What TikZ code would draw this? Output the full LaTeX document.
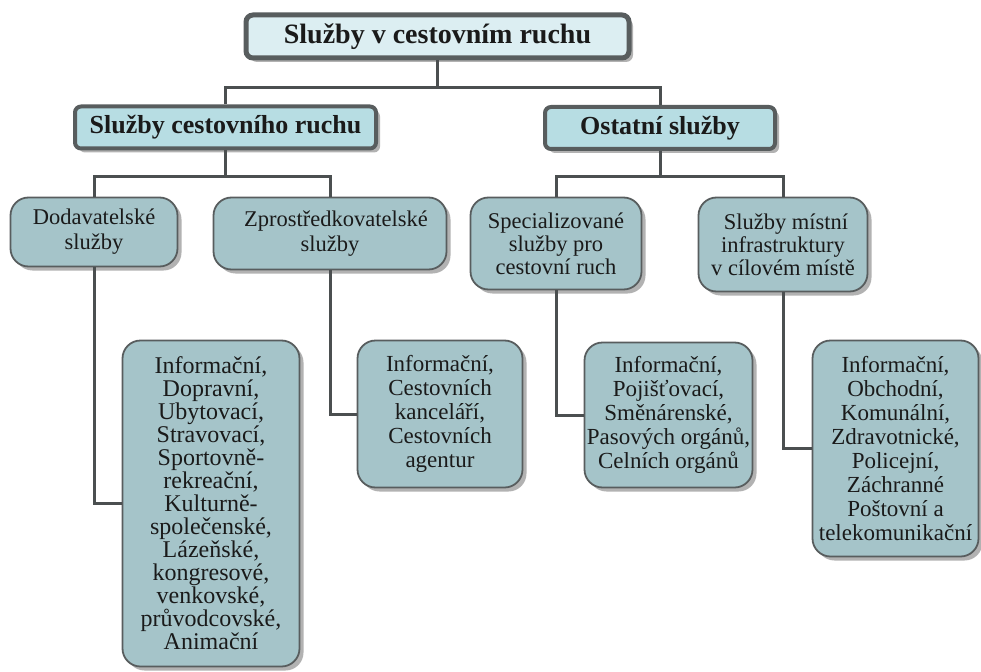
\documentclass[tikz,border=0pt]{standalone}
\usepackage{fontspec}
\setmainfont{Liberation Serif}
\newfontfamily\tnr{Liberation Serif}
\usetikzlibrary{shadows}
\definecolor{topfill}{HTML}{DCEEF2}
\definecolor{midfill}{HTML}{B7DDE3}
\definecolor{lowfill}{HTML}{A5C4C9}
\definecolor{bordc}{HTML}{585D5E}
\definecolor{connc}{HTML}{4B4F50}
\definecolor{txtc}{HTML}{1A1A1A}
\begin{document}
\begin{tikzpicture}[x=1pt,y=-1pt,
  box/.style={draw=bordc, text=txtc, align=center, inner sep=0pt,
    drop shadow={shadow xshift=4pt, shadow yshift=-4pt, fill=black!50, opacity=.6}},
  toplevel/.style={box, fill=topfill, line width=5pt, rounded corners=7pt,
    font=\tnr\bfseries\fontsize{28}{32}\selectfont},
  midlevel/.style={box, fill=midfill, line width=4pt, rounded corners=6pt,
    font=\tnr\bfseries\fontsize{26}{30}\selectfont},
  lowlevel/.style={box, fill=lowfill, line width=1.8pt, rounded corners=18pt,
    font=\tnr\fontsize{23}{24}\selectfont},
  conn/.style={draw=connc, line width=3pt}]
\useasboundingbox (0,0) rectangle (981,671);
\fill[white] (0,0) rectangle (981,671);

% level 1
\node[toplevel, minimum width=383pt, minimum height=43pt] (top) at (437.5,36.5) {Služby v cestovním ruchu};
% level 2
\node[midlevel, minimum width=301pt, minimum height=42pt] (l2a) at (225.5,127.5) {Služby cestovního ruchu};
\node[midlevel, minimum width=230pt, minimum height=42pt] (l2b) at (660,128) {Ostatní služby};
% level 3
\node[lowlevel, minimum width=167pt, minimum height=69pt, font=\tnr\fontsize{22.5}{25}\selectfont] (d) at (94,232) {Dodavatelské\\služby};
\node[lowlevel, minimum width=233pt, minimum height=72pt, font=\tnr\fontsize{22.5}{25}\selectfont] (z) at (330,233.5) {\hspace*{12pt}Zprostředkovatelské\\služby};
\node[lowlevel, minimum width=171pt, minimum height=92pt, font=\tnr\fontsize{22.5}{23}\selectfont] (s) at (556,243.5) {Specializované\\služby pro\\cestovní ruch};
\node[lowlevel, minimum width=169pt, minimum height=94pt, font=\tnr\fontsize{22.5}{23}\selectfont] (m) at (783,244.5) {\hspace*{6pt}Služby místní\\infrastruktury\\v cílovém místě};
% level 4
\node[lowlevel, minimum width=177pt, minimum height=326pt, font=\tnr\fontsize{24}{23}\selectfont] (b1) at (211,503.5) {Informační,\\Dopravní,\\Ubytovací,\\Stravovací,\\Sportovně-\\rekreační,\\Kulturně-\\společenské,\\Lázeňské,\\kongresové,\\venkovské,\\průvodcovské,\\Animační};
\node[lowlevel, minimum width=165pt, minimum height=147pt] (b2) at (440,414) {Informační,\\Cestovních\\kanceláří,\\Cestovních\\agentur};
\node[lowlevel, minimum width=168pt, minimum height=145pt] (b3) at (668.5,415) {Informační,\\Pojišťovací,\\Směnárenské,\\Pasových orgánů,\\Celních orgánů};
\node[lowlevel, minimum width=166pt, minimum height=216pt] (b4) at (895.5,448.5) {Informační,\\Obchodní,\\Komunální,\\Zdravotnické,\\Policejní,\\Záchranné\\Poštovní a\\telekomunikační};

% bars
\coordinate (bar1) at (0,88);
\coordinate (bar2) at (0,176);

% connectors
\draw[conn] (top.south) -- (top.south |- bar1);
\draw[conn] (l2a.north) |- (top.south |- bar1) -| (l2b.north);
\draw[conn] (l2a.south) -- (l2a.south |- bar2);
\draw[conn] (d.north) |- (l2a.south |- bar2) -| (z.north);
\draw[conn] (l2b.south) -- (l2b.south |- bar2);
\draw[conn] (s.north) |- (l2b.south |- bar2) -| (m.north);
\draw[conn] (d.south) |- (b1.west);
\draw[conn] (z.south) |- (b2.west);
\draw[conn] (s.south) |- (b3.west);
\draw[conn] (m.south) |- (b4.west);
\end{tikzpicture}
\end{document}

## TASK STATEMENT
Copy all the data exactly as written, but skip any picture.

## REPLY
What TikZ code would draw this? Output the full LaTeX document.
\documentclass[tikz,border=0pt]{standalone}
\usepackage{fontspec}
\setmainfont{Liberation Serif}
\newfontfamily\tnr{Liberation Serif}
\usetikzlibrary{shadows}
\definecolor{topfill}{HTML}{DCEEF2}
\definecolor{midfill}{HTML}{B7DDE3}
\definecolor{lowfill}{HTML}{A5C4C9}
\definecolor{bordc}{HTML}{585D5E}
\definecolor{connc}{HTML}{4B4F50}
\definecolor{txtc}{HTML}{1A1A1A}
\begin{document}
\begin{tikzpicture}[x=1pt,y=-1pt,
  box/.style={draw=bordc, text=txtc, align=center, inner sep=0pt,
    drop shadow={shadow xshift=4pt, shadow yshift=-4pt, fill=black!50, opacity=.6}},
  toplevel/.style={box, fill=topfill, line width=5pt, rounded corners=7pt,
    font=\tnr\bfseries\fontsize{28}{32}\selectfont},
  midlevel/.style={box, fill=midfill, line width=4pt, rounded corners=6pt,
    font=\tnr\bfseries\fontsize{26}{30}\selectfont},
  lowlevel/.style={box, fill=lowfill, line width=1.8pt, rounded corners=18pt,
    font=\tnr\fontsize{23}{24}\selectfont},
  conn/.style={draw=connc, line width=3pt}]
\useasboundingbox (0,0) rectangle (981,671);
\fill[white] (0,0) rectangle (981,671);

% level 1
\node[toplevel, minimum width=383pt, minimum height=43pt] (top) at (437.5,36.5) {Služby v cestovním ruchu};
% level 2
\node[midlevel, minimum width=301pt, minimum height=42pt] (l2a) at (225.5,127.5) {Služby cestovního ruchu};
\node[midlevel, minimum width=230pt, minimum height=42pt] (l2b) at (660,128) {Ostatní služby};
% level 3
\node[lowlevel, minimum width=167pt, minimum height=69pt, font=\tnr\fontsize{22.5}{25}\selectfont] (d) at (94,232) {Dodavatelské\\služby};
\node[lowlevel, minimum width=233pt, minimum height=72pt, font=\tnr\fontsize{22.5}{25}\selectfont] (z) at (330,233.5) {\hspace*{12pt}Zprostředkovatelské\\služby};
\node[lowlevel, minimum width=171pt, minimum height=92pt, font=\tnr\fontsize{22.5}{23}\selectfont] (s) at (556,243.5) {Specializované\\služby pro\\cestovní ruch};
\node[lowlevel, minimum width=169pt, minimum height=94pt, font=\tnr\fontsize{22.5}{23}\selectfont] (m) at (783,244.5) {\hspace*{6pt}Služby místní\\infrastruktury\\v cílovém místě};
% level 4
\node[lowlevel, minimum width=177pt, minimum height=326pt, font=\tnr\fontsize{24}{23}\selectfont] (b1) at (211,503.5) {Informační,\\Dopravní,\\Ubytovací,\\Stravovací,\\Sportovně-\\rekreační,\\Kulturně-\\společenské,\\Lázeňské,\\kongresové,\\venkovské,\\průvodcovské,\\Animační};
\node[lowlevel, minimum width=165pt, minimum height=147pt] (b2) at (440,414) {Informační,\\Cestovních\\kanceláří,\\Cestovních\\agentur};
\node[lowlevel, minimum width=168pt, minimum height=145pt] (b3) at (668.5,415) {Informační,\\Pojišťovací,\\Směnárenské,\\Pasových orgánů,\\Celních orgánů};
\node[lowlevel, minimum width=166pt, minimum height=216pt] (b4) at (895.5,448.5) {Informační,\\Obchodní,\\Komunální,\\Zdravotnické,\\Policejní,\\Záchranné\\Poštovní a\\telekomunikační};

% bars
\coordinate (bar1) at (0,88);
\coordinate (bar2) at (0,176);

% connectors
\draw[conn] (top.south) -- (top.south |- bar1);
\draw[conn] (l2a.north) |- (top.south |- bar1) -| (l2b.north);
\draw[conn] (l2a.south) -- (l2a.south |- bar2);
\draw[conn] (d.north) |- (l2a.south |- bar2) -| (z.north);
\draw[conn] (l2b.south) -- (l2b.south |- bar2);
\draw[conn] (s.north) |- (l2b.south |- bar2) -| (m.north);
\draw[conn] (d.south) |- (b1.west);
\draw[conn] (z.south) |- (b2.west);
\draw[conn] (s.south) |- (b3.west);
\draw[conn] (m.south) |- (b4.west);
\end{tikzpicture}
\end{document}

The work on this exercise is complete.